A Ripple Effect: Meet Tommy Lopez, Esq., Debevoise & Plimpton LLP

October 22, 2018

Tommy Lopez- Debevoise & Plimpton LLP

           Pro bono work is voluntary; it is compassion, and it creates a ripple effect. As Tommy Lopez says, “I know that we can only help one person at a time, one family at a time, but if we keep up this work we are going to improve outcomes for an entire community, for an entire neighborhood, and that’s really how you spread justice.” Tommy’s commitment to his community is evident through his intersectional and pro bono advocacy. As a third-year associate with Debevoise & Plimpton LLP, Tommy works in mergers and acquisitions while also wielding his law degree to help low-income families rise above the adversities that society has dealt them. Tommy’s all-encompassing commitment to pro bono work has impacted VOLS’ Immigration Project, Children’s Project, and Micro-enterprise Project. His contribution to VOLS’ work is recognized throughout our office and the clients we serve.

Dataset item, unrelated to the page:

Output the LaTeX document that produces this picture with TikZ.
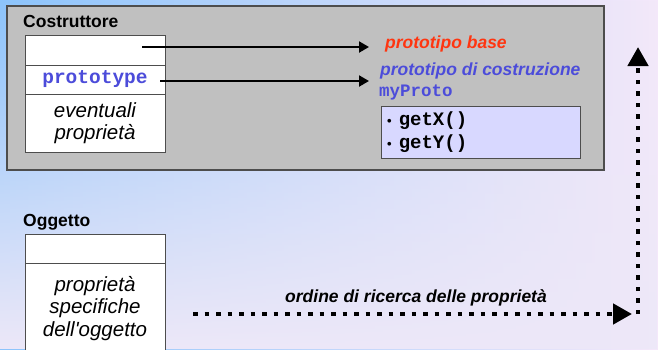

            By working alongside his community, Tommy recognizes the complexity of lived experiences. Families’ legal issues are not always a quick fix. When working closely with a client, Tommy utilizes a holistic approach to addressing the problems that individuals face. He says, “Whenever I'm able to learn about my client’s lives, it becomes easier to address their issues because you see the connections… you see where the root of the problem might actually be, and they trust you more.” Focusing on his community, Tommy is a believer in meeting people where they are, whether that’s at a Dunkin Donuts in his neighborhood or greeting his past clients on the street. He leverages this proximity to his community to make his clients feel comfortable, giving him the opportunity to understand the depths of their legal problems.

            Stereotypes are often used to organize, segregate, and compress the multitude of identities housed within our society. Our media, our Administration, and our assumptions create a barrier to seeing the unique intersection of identities comprising each individual. Through his pro bono work, Tommy works with immigrants on a variety of legal problems from helping young immigrants achieve Special Immigrant Juvenile Status (SIJS) to aiding families in remaining in their apartments or accessing the public benefits their families are legally entitled to. In the United States right now, the Administration has promoted a narrative about immigrant families being a burden on taxpayers. Tommy rejects this stance: “When you’re serving [immigrants] in a legal capacity, you really understand, they’re just like you and me… they’re working towards the same goal; they are trying to provide as best a life as they can for themselves and their children.” Tommy is an advocate for immigrants’ defending their rights, and as a dedicated lawyer he continues to push back against this dominant narrative that threatens immigrants’ livelihood.

           With being a lawyer comes the satisfaction of helping individuals achieve justice; but it also means bearing witness to the “underbelly of some bureaucracies” as Tommy highlights. By acting as a bridge between low-income individuals and the justice system, Tommy finds solace in his role as an educator of legal rights and a proponent of self-advocacy. Understanding that the impact of one person can only provide so much, Tommy is optimistic that his pro bono work can extend beyond the individuals he works with: “So I am hopeful that by touching one family… it will help the community improve at large.”

           Tommy has navigated a variety of projects and areas of law that are outside his specialty. He is not afraid to seek guidance from supporters like VOLS and his advisors at Debevoise when handling legal problems outside of his expertise. These resources not only provide the stability and support he needs but also allows him to work with a diversity of clients. Understanding that he will work as hard as possible to produce the best outcome, and that any legal assistance is better than standing in a courtroom alone, he is confident in his ability to support his clients while growing as a lawyer. Although it can be unfamiliar to work with people who have a different background from your own, Tommy notes: “I think you have to put yourself in your client’s shoes… you can become a better attorney if you really try and understand things from their perspective. But that doesn’t happen until you open yourself up to those different perspectives and it’s very humbling to do so.” Volunteers of Legal Service is so thankful for Tommy Lopez’s pro bono contribution along with all of our wonderful volunteers.